Le token Rex n’est pour l’instant listé que sur des exchanges secondaires et s’échange au cours du 20 février 2018 à 0,87 dollar l’unité avec une capitalisation de 7,5 millions de dollar (classée 531ème sur le site Coinmarketcap en fonction de ce critère). Cette capitalisation faible par rapport à d’autres crypto-monnaies s’explique notamment par plusieurs approximations de l’équipe de développement, notamment lors de l’ICO avec la perte de plus d’un million de dollar en Ethereum à la suite d’un envoi sur une mauvaise adresse de wallet

 

Vers une multiplication des usages de la blockchain dans le secteur immobilier

Le cabinet d’audit et de conseil Deloitte s’est positionné sur la blockchain avec plusieurs projets, notamment dans le secteur immobilier.

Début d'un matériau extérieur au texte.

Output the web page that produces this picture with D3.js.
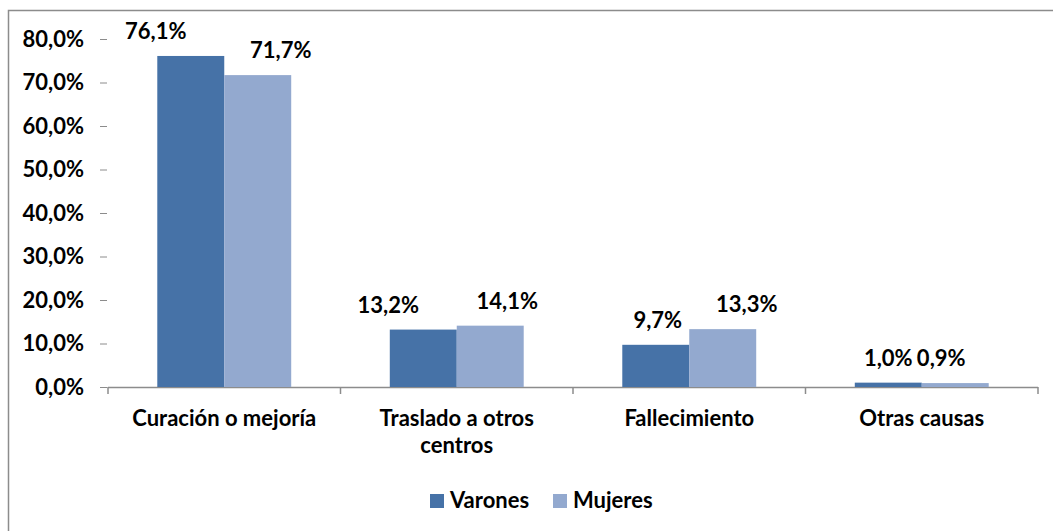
<!DOCTYPE html>
<html>
<head>
<meta charset="utf-8">
<script src="https://cdn.jsdelivr.net/npm/d3@7"></script>
<style>
  html, body { margin: 0; padding: 0; background: #fff; }
  svg { display: block; font-family: Lato, "Open Sans", sans-serif; font-weight: bold; }
</style>
</head>
<body>
<svg id="chart" width="1053" height="531"></svg>
<script>
// data
const categories = ["Curación o mejoría", "Traslado a otros centros", "Fallecimiento", "Otras causas"];
const seriesNames = ["Varones", "Mujeres"];
const varones = [76.1, 13.2, 9.7, 1.0];
const mujeres = [71.7, 14.1, 13.3, 0.9];
const yTicks = [0, 10, 20, 30, 40, 50, 60, 70, 80];

const colors = ["#4672a7", "#93a9cf"];
const fontSize = 22;

// the labels were nudged sideways by hand in the original
const labelShift = [[-35, 23], [-35, 17], [2, 24], [0, -14]];

const svg = d3.select("#chart");
const W = 1053, H = 531;
const margin = { top: 39, right: 15, bottom: 144, left: 108 };
const plotW = 1038 - margin.left, plotH = 387 - margin.top;

// chart frame
svg.append("rect")
  .attr("x", 8.5).attr("y", 10.5)
  .attr("width", W + 20).attr("height", H + 20)
  .attr("fill", "none")
  .attr("stroke", "#8c8c8c")
  .attr("stroke-width", 1.5);

const g = svg.append("g").attr("transform", `translate(${margin.left},${margin.top})`);

const x = d3.scaleBand().domain(categories).range([0, plotW]).paddingInner(0.424).paddingOuter(0.212);
const x1 = d3.scaleBand().domain(seriesNames).range([0, x.bandwidth()]);
const y = d3.scaleLinear().domain([0, 80]).range([plotH, 0]);

const fmt = v => d3.format(".1f")(v).replace(".", ",") + "%";

// y axis: ticks only
const yAxis = g.append("g")
  .call(d3.axisLeft(y).tickValues(yTicks).tickSize(7).tickPadding(17).tickFormat(fmt));
yAxis.select(".domain").remove();
yAxis.selectAll(".tick line").attr("stroke", "#8c8c8c").attr("transform", "translate(-1,0)");
yAxis.selectAll(".tick text").attr("font-size", fontSize).attr("fill", "#000")
  .attr("font-family", "Lato, sans-serif").attr("font-weight", "bold");

// x axis line with boundary ticks
const step = x.step();
const bounds = d3.range(categories.length + 1).map(i => i * step);
g.append("line")
  .attr("x1", 0).attr("x2", plotW)
  .attr("y1", plotH + 0.5).attr("y2", plotH + 0.5)
  .attr("stroke", "#8c8c8c").attr("stroke-width", 1.5);
g.selectAll(".xtick").data(bounds).join("line")
  .attr("class", "xtick")
  .attr("x1", d => d).attr("x2", d => d)
  .attr("y1", plotH).attr("y2", plotH + 7)
  .attr("stroke", "#8c8c8c").attr("stroke-width", 1.5);

// bars
const groups = g.selectAll(".grp").data(categories).join("g")
  .attr("class", "grp")
  .attr("transform", d => `translate(${x(d)},0)`);

groups.each(function (cat, ci) {
  const vals = [varones[ci], mujeres[ci]];
  const gg = d3.select(this);
  gg.selectAll("rect").data(vals).join("rect")
    .attr("x", (d, si) => x1(seriesNames[si]))
    .attr("y", d => y(d))
    .attr("width", x1.bandwidth())
    .attr("height", d => plotH - y(d))
    .attr("fill", (d, si) => colors[si]);
  gg.selectAll("text").data(vals).join("text")
    .attr("x", (d, si) => x1(seriesNames[si]) + x1.bandwidth() / 2 + labelShift[ci][si])
    .attr("y", d => y(d) - 17)
    .attr("text-anchor", "middle")
    .attr("font-size", fontSize)
    .attr("fill", "#000")
    .text(fmt);
});

// category labels (wrapped)
const catLines = { "Traslado a otros centros": ["Traslado a otros", "centros"] };
g.selectAll(".cat").data(categories).join("text")
  .attr("class", "cat")
  .attr("text-anchor", "middle")
  .attr("font-size", fontSize)
  .attr("fill", "#000")
  .attr("transform", d => `translate(${x(d) + x.bandwidth() / 2},${plotH + 39})`)
  .each(function (d) {
    const lines = catLines[d] || [d];
    d3.select(this).selectAll("tspan").data(lines).join("tspan")
      .attr("x", 0).attr("dy", (l, i) => i ? 27 : 0).text(l => l);
  });

// legend
const legend = svg.append("g").attr("transform", "translate(430,494)");
const items = legend.selectAll("g").data(seriesNames).join("g")
  .attr("transform", (d, i) => `translate(${i * 123},0)`);
items.append("rect").attr("width", 14).attr("height", 14).attr("fill", (d, i) => colors[i]);
items.append("text").attr("x", 20).attr("y", 14).attr("font-size", fontSize).attr("fill", "#000").text(d => d);
</script>
</body>
</html>
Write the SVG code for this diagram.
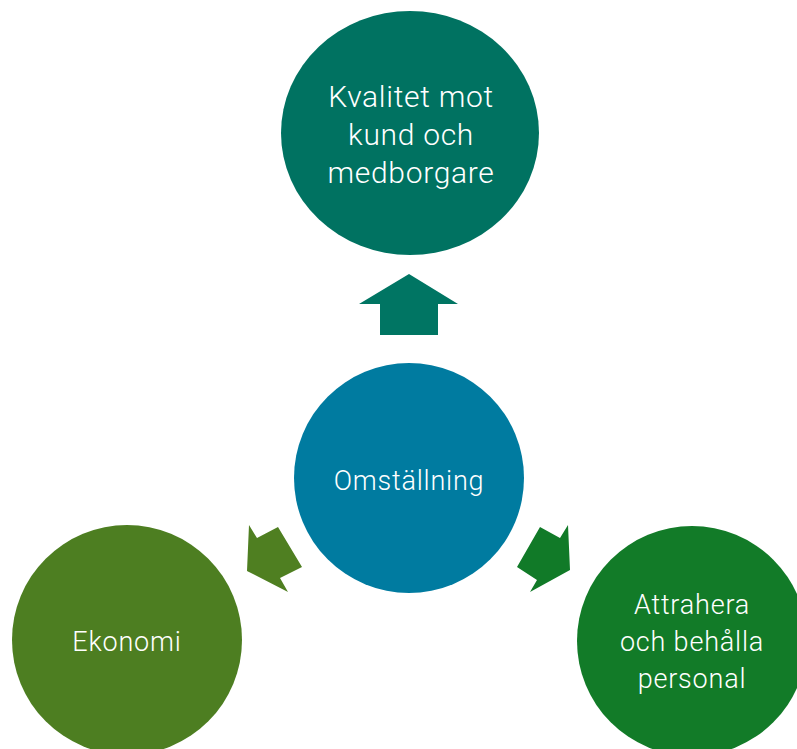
<svg xmlns="http://www.w3.org/2000/svg" width="797" height="749" viewBox="0 0 797 749">
<style>
.lbl{font-family:Roboto,"Open Sans",sans-serif;font-weight:300;font-size:27px;fill:#ffffff;text-anchor:middle;letter-spacing:0.8px}
.big{font-size:30px;letter-spacing:0.7px}
</style>
<rect width="797" height="749" fill="#ffffff"/>
<g id="connectors">
<polygon points="409,274 458,304 438,304 438,335 380,335 380,304 359,304" fill="#007563"/>
<polygon points="247,571 249,525 257,538 278,527 302,567 280,578 288,592" fill="#4F7F21"/>
<polygon points="570,570 568,525 560,538 540,527 517,567 537,580 530,592" fill="#117A28"/>
</g>
<g id="top">
<ellipse cx="410" cy="133" rx="129" ry="122" fill="#007261"/>
<text class="lbl big" x="411" y="107">Kvalitet mot</text>
<text class="lbl big" x="411" y="145">kund och</text>
<text class="lbl big" x="411" y="183">medborgare</text>
</g>
<g id="center">
<circle cx="409" cy="478" r="115" fill="#007BA0"/>
<text class="lbl" x="409" y="490">Omställning</text>
</g>
<g id="left">
<circle cx="127" cy="640" r="115" fill="#4D7E21"/>
<text class="lbl" x="127" y="651">Ekonomi</text>
</g>
<g id="right">
<circle cx="692" cy="641" r="115" fill="#127B28"/>
<text class="lbl" x="692" y="614">Attrahera</text>
<text class="lbl" x="692" y="651">och behålla</text>
<text class="lbl" x="692" y="688">personal</text>
</g>
</svg>
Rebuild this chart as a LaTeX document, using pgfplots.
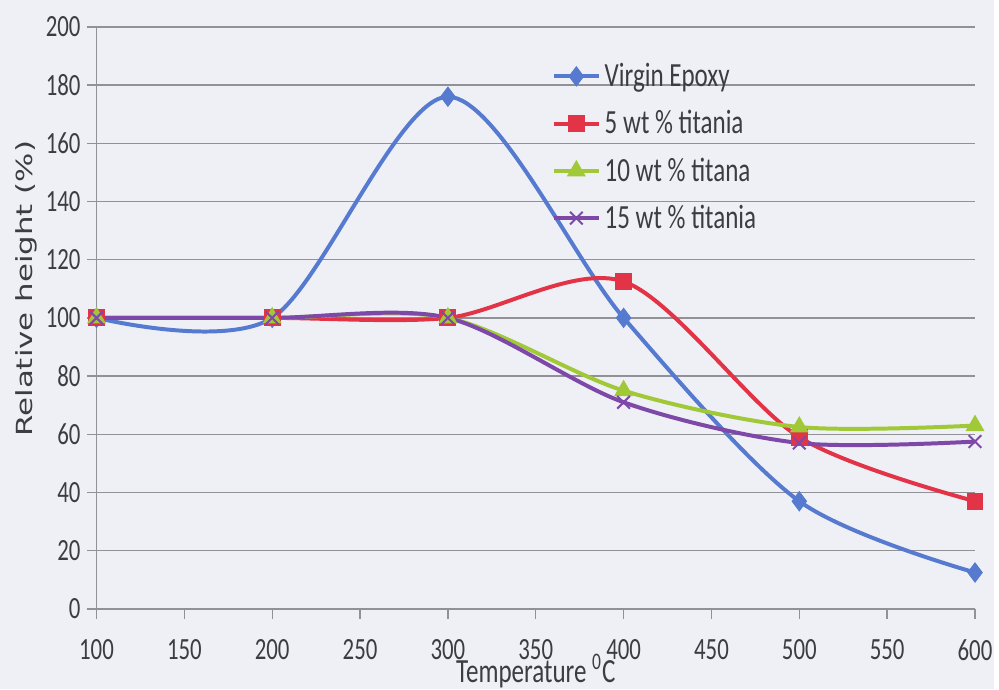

En décembre 2016, Deloitte Netherlands annonçait sur son site avoir mis en place avec la municipalité de Rotterdam le premier registre locatif fondé sur la blockchain.

En 2017, Deloitte Center for Financial Services publiait une brochure pour promouvoir auprès de ses clients l’usage de la blockchain en matière d’immobilier commercial en présentant l’intérêt de cette technologie en matière de partage de données certifiées, de transfert de titre de propriété ou encore de gestion du cautionnement.

 

Le cadastre en blockchain, vers l’évolution d’un des piliers du droit ?

Si les projets initiés dans le secteur foncier et immobilier sont porteurs d’un point de vue technologique, sociétal, géologique et économique, leur impact effectif dépendra en grande partie de leur accueil par les administrations et du traitement qui leur sera réservé par des législateurs, rarement enclin à faire évoluer des piliers du droit.

Pour autant, en droit français, il faut noter que la preuve de la propriété immobilière est libre. Ainsi, en cas de litige portant sur un droit de propriété immobilier, rien ne s’opposerait a priori, à ce qu’une partie au litige apporte la preuve de son droit avec des données issues d’une blockchain cadastrale.